__Problem requirements__.
From the first line of the entries below through the line bearing "import * as", write out each line exactly. Omit pictures.

start Provided records

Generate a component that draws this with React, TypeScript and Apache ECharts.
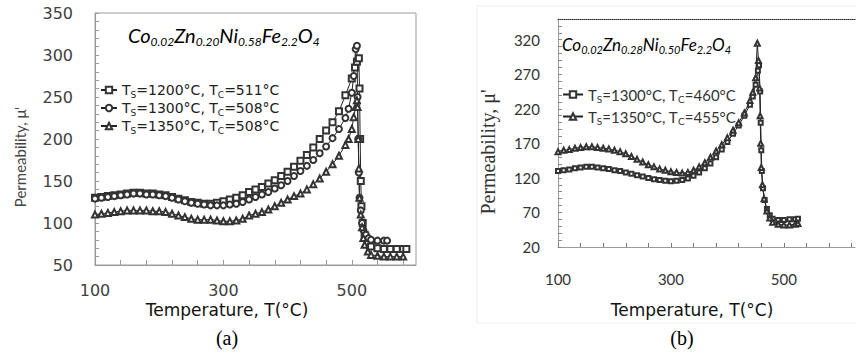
import React, { useEffect, useRef } from "react";
import * as echarts from "echarts";

// ---------- Panel (a): Co0.02Zn0.20Ni0.58Fe2.2O4 ----------
const aTemp1200 = [100,110,120,130,140,150,160,170,180,190,200,210,220,230,240,250,260,270,280,290,300,310,320,330,340,350,360,370,380,390,400,410,420,430,440,450,460,470,480,490,500,505,508,511,512,513,514,515,517,520,525,530,540,550,560,570,580,585];
const aPerm1200 = [130,131,132,133,134,135,136,136,135,135,134,133,131,129,127,125,124,123,123,124,126,128,130,133,137,140,143,147,151,156,161,167,174,181,190,200,210,220,233,252,272,285,292,296,260,200,150,120,100,86,76,72,70,69,69,69,69,69];

const aTemp1300 = [100,110,120,130,140,150,160,170,180,190,200,210,220,230,240,250,260,270,280,290,300,310,320,330,340,350,360,370,380,390,400,410,420,430,440,450,460,470,480,490,495,500,503,506,508,509,510,511,512,514,516,518,522,526,530,540,550,555];
const aPerm1300 = [129,130,131,132,133,134,135,135,134,134,133,132,130,128,126,124,123,122,121,121,121,122,123,125,128,131,134,137,141,145,150,156,162,168,175,183,191,201,212,225,236,255,275,307,311,250,200,160,130,115,100,92,86,82,80,79,79,79];

const aTemp1350 = [100,110,120,130,140,150,160,170,180,190,200,210,220,230,240,250,260,270,280,290,300,310,320,330,340,350,360,370,380,390,400,410,420,430,440,450,460,470,480,490,495,500,503,506,508,509,510,511,512,514,516,518,520,525,530,540,550,560,570,580];
const aPerm1350 = [110,111,112,113,114,115,115,115,115,114,114,113,111,109,107,105,104,104,104,103,102,102,103,105,109,111,113,116,120,124,128,132,135,140,146,153,161,170,180,193,200,212,226,238,246,238,200,165,130,110,95,82,74,66,62,61,60,60,60,60];

const aSinter = ["1200", "1300", "1350"];
const aCurie = ["511", "508", "508"];
const aXTicks = [100,140,180,220,260,300,340,380,420,460,500,540,580];
const aXLabels = [100, 300, 500];

// ---------- Panel (b): Co0.02Zn0.28Ni0.50Fe2.2O4 ----------
const bTemp1300 = [100,110,120,130,140,150,160,170,180,190,200,210,220,230,240,250,260,270,280,290,300,310,320,330,340,350,360,370,380,390,400,410,420,430,440,445,450,454,456,458,459,460,461,463,466,470,475,480,490,500,510,520,525];
const bPerm1300 = [130,131,132,134,135,136,136,135,134,133,131,130,128,126,124,122,120,118,117,116,115,116,117,119,123,128,134,141,150,161,172,184,196,210,226,238,255,275,283,245,200,160,130,105,88,75,66,61,59,59,60,60,61];

const bTemp1350 = [100,110,120,130,140,150,160,170,180,190,200,210,220,230,240,250,260,270,280,290,300,310,320,330,340,350,360,370,380,390,400,410,420,430,440,445,450,453,455,457,458,459,460,462,465,470,475,480,490,500,510,520,525];
const bPerm1350 = [158,160,161,163,164,165,165,164,163,162,160,158,155,151,147,143,139,136,133,131,129,128,127,128,131,136,142,150,159,168,178,189,200,214,232,244,265,315,290,250,210,170,135,110,90,72,62,56,53,52,52,53,54];

const bSinter = ["1300", "1350"];
const bCurie = ["460", "455"];
const bXTicks = [100,140,180,220,260,300,340,380,420,460,500,540,580,620];
const bXLabels = [100, 300, 500];
const bYLabels = [20, 70, 120, 170, 220, 270, 320];
const bYTicks = [20,30,40,50,60,70,80,90,100,110,120,130,140,150,160,170,180,190,200,210,220,230,240,250,260,270,280,290,300,310,320,330,340];

const pairs = (xs: number[], ys: number[]) => xs.map((x, i) => [x, ys[i]]);
const legName = (s: string, c: string) => `Ts=${s}°C, Tc=${c}°C`;
const legRich = (s: string, c: string) => `{n|T}{s|S}{n|=${s}°C, T}{s|C}{n|=${c}°C}`;

export default function App() {
  const ref = useRef<HTMLDivElement>(null);
  useEffect(() => {
    if (!ref.current) return;
    const chart = echarts.init(ref.current, null, { renderer: "svg" });

    const richMap: Record<string, string> = {};
    aSinter.forEach((s, i) => (richMap[legName(s, aCurie[i])] = legRich(s, aCurie[i])));
    bSinter.forEach((s, i) => (richMap[legName(s, bCurie[i])] = legRich(s, bCurie[i])));

    const lineS = (name: string, data: number[][], symbol: string, size: number, xi: number, yi: number) => ({
      type: "line",
      name,
      data,
      xAxisIndex: xi,
      yAxisIndex: yi,
      symbol,
      symbolSize: size,
      showSymbol: true,
      lineStyle: { color: "#222", width: 1 },
      itemStyle: { color: "#333", borderWidth: 1 },
      emphasis: { disabled: true },
    });

    const gray = "#9a9a9a";
    const formulaRich = (m: number, s: number) => ({
      m: { fontFamily: "Lato", fontStyle: "italic", fontSize: m, color: "#333", lineHeight: m + 4, verticalAlign: "bottom" },
      s: { fontFamily: "Lato", fontStyle: "italic", fontSize: s, color: "#333", lineHeight: s + 2, verticalAlign: "bottom", padding: [0, 0, -2, 0] },
    });

    chart.setOption({
      animation: false,
      backgroundColor: "#fff",
      grid: [
        { left: 95, top: 13, width: 321, height: 252, show: true, borderColor: gray, borderWidth: 1, backgroundColor: "transparent" },
        { left: 558, top: 19, width: 297, height: 228, show: false },
      ],
      xAxis: [
        {
          gridIndex: 0, type: "value", min: 100, max: 600,
          axisLine: { lineStyle: { color: gray } },
          axisTick: { inside: true, length: 5, lineStyle: { color: gray }, customValues: aXTicks },
          axisLabel: { customValues: aXLabels, fontFamily: "DejaVu Sans", fontSize: 16, color: "#404040", margin: 17 },
          splitLine: { show: false },
        },
        {
          gridIndex: 1, type: "value", min: 100, max: 626,
          axisLine: { lineStyle: { color: gray } },
          axisTick: { inside: true, length: 4, lineStyle: { color: "#777" }, customValues: bXTicks },
          axisLabel: { customValues: bXLabels, fontFamily: "Lato", fontSize: 15, color: "#333", margin: 24 },
          splitLine: { show: false },
        },
        {
          gridIndex: 1, type: "value", min: 100, max: 626, position: "top",
          axisLine: { show: true, lineStyle: { color: "#222", type: "dotted", width: 1 } },
          axisTick: { show: false }, axisLabel: { show: false }, splitLine: { show: false },
        },
      ],
      yAxis: [
        {
          gridIndex: 0, type: "value", min: 50, max: 350, interval: 50,
          axisLine: { show: true, lineStyle: { color: gray } },
          axisTick: { inside: true, length: 4, lineStyle: { color: gray } },
          minorTick: { show: true, splitNumber: 5, length: 4, lineStyle: { color: gray } },
          axisLabel: { fontFamily: "DejaVu Sans", fontSize: 16, color: "#404040", margin: 22 },
          splitLine: { show: false },
        },
        {
          gridIndex: 1, type: "value", min: 20, max: 350,
          axisLine: { show: true, lineStyle: { color: gray } },
          axisTick: { inside: true, length: 4, lineStyle: { color: "#888" }, customValues: bYTicks },
          axisLabel: { customValues: bYLabels, fontFamily: "Lato", fontSize: 15, color: "#333", margin: 18 },
          splitLine: { show: false },
        },
      ],
      legend: [
        {
          data: aSinter.map((s, i) => legName(s, aCurie[i])),
          orient: "vertical", left: 100, top: 83, itemGap: 2, itemWidth: 16, itemHeight: 8,
          formatter: (n: string) => richMap[n] || n,
          textStyle: {
            rich: {
              n: { fontFamily: "DejaVu Sans", fontSize: 14, color: "#222", lineHeight: 18 },
              s: { fontFamily: "DejaVu Sans", fontSize: 9, color: "#222", lineHeight: 11, verticalAlign: "bottom" },
            },
          },
          padding: 0,
        },
        {
          data: bSinter.map((s, i) => legName(s, bCurie[i])),
          orient: "vertical", left: 562, top: 87, itemGap: 5, itemWidth: 20, itemHeight: 8,
          formatter: (n: string) => richMap[n] || n,
          textStyle: {
            rich: {
              n: { fontFamily: "Lato", fontSize: 15, color: "#333", lineHeight: 19 },
              s: { fontFamily: "Lato", fontSize: 10, color: "#333", lineHeight: 12, verticalAlign: "bottom" },
            },
          },
          padding: 0,
        },
      ],
      series: [
        lineS(legName(aSinter[0], aCurie[0]), pairs(aTemp1200, aPerm1200), "emptyRect", 6, 0, 0),
        lineS(legName(aSinter[1], aCurie[1]), pairs(aTemp1300, aPerm1300), "emptyCircle", 6, 0, 0),
        lineS(legName(aSinter[2], aCurie[2]), pairs(aTemp1350, aPerm1350), "emptyTriangle", 6, 0, 0),
        lineS(legName(bSinter[0], bCurie[0]), pairs(bTemp1300, bPerm1300), "emptyRect", 4, 1, 1),
        lineS(legName(bSinter[1], bCurie[1]), pairs(bTemp1350, bPerm1350), "emptyTriangle", 5, 1, 1),
      ],
      graphic: [
        { type: "rect", silent: true, z: -10, shape: { x: 477, y: 6, width: 400, height: 317 }, style: { fill: "none", stroke: "#eeeeee", lineWidth: 1 } },
        {
          type: "text", x: 128, y: 33,
          style: { text: "{m|Co}{s|0.02}{m|Zn}{s|0.20}{m|Ni}{s|0.58}{m|Fe}{s|2.2}{m|O}{s|4}", rich: formulaRich(20, 12), verticalAlign: "middle", align: "left" },
        },
        {
          type: "text", x: 562, y: 42,
          style: { text: "{m|Co}{s|0.02}{m|Zn}{s|0.28}{m|Ni}{s|0.50}{m|Fe}{s|2.2}{m|O}{s|4}", rich: formulaRich(17, 11), verticalAlign: "middle", align: "left" },
        },
        { type: "text", x: 20, y: 157, rotation: Math.PI / 2, style: { text: "Permeability, μ'", fontFamily: "Lato", fontSize: 15, fill: "#444", align: "center", verticalAlign: "middle" } },
        { type: "text", x: 488, y: 152, rotation: Math.PI / 2, style: { text: "Permeability, μ'", fontFamily: "Liberation Serif", fontSize: 20, fill: "#333", align: "center", verticalAlign: "middle" } },
        { type: "text", x: 227, y: 310, style: { text: "Temperature, T(°C)", fontFamily: "DejaVu Sans", fontSize: 17, fill: "#111", align: "center", verticalAlign: "middle" } },
        { type: "text", x: 692, y: 310, style: { text: "Temperature, T(°C)", fontFamily: "DejaVu Sans", fontSize: 17, fill: "#111", align: "center", verticalAlign: "middle" } },
        { type: "text", x: 227, y: 338, style: { text: "(a)", fontFamily: "Liberation Serif", fontSize: 20, fill: "#000", align: "center", verticalAlign: "middle" } },
        { type: "text", x: 682, y: 338, style: { text: "(b)", fontFamily: "Liberation Serif", fontSize: 20, fill: "#000", align: "center", verticalAlign: "middle" } },
      ],
    });
    return () => chart.dispose();
  }, []);
  return <div ref={ref} style={{ position: "fixed", left: 0, top: 0, width: 856, height: 353 }} />;
}
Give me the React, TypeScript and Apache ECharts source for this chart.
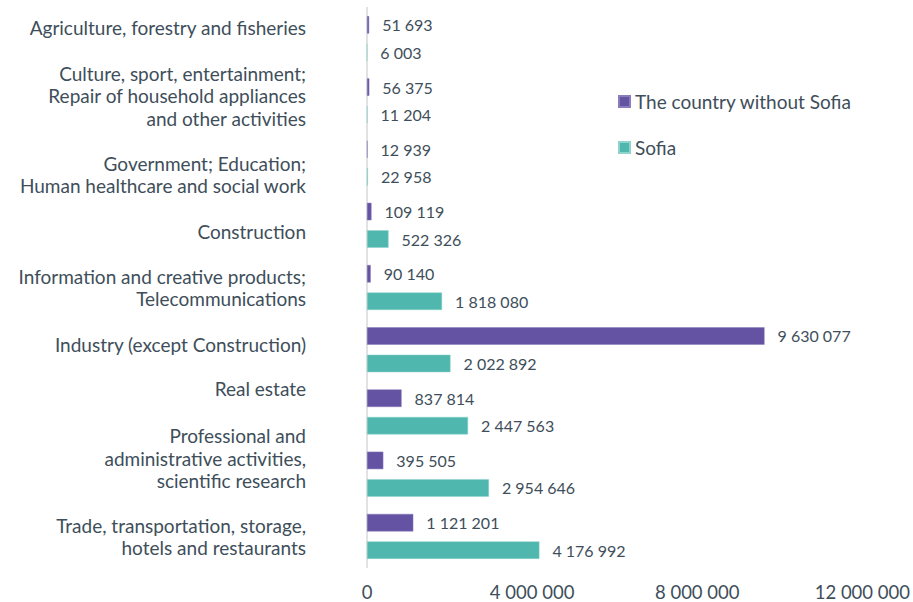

end Provided records

__Response to this task__.
Generate a component that draws this with React, TypeScript and Apache ECharts.
import React, { useEffect, useRef } from "react";
import * as echarts from "echarts";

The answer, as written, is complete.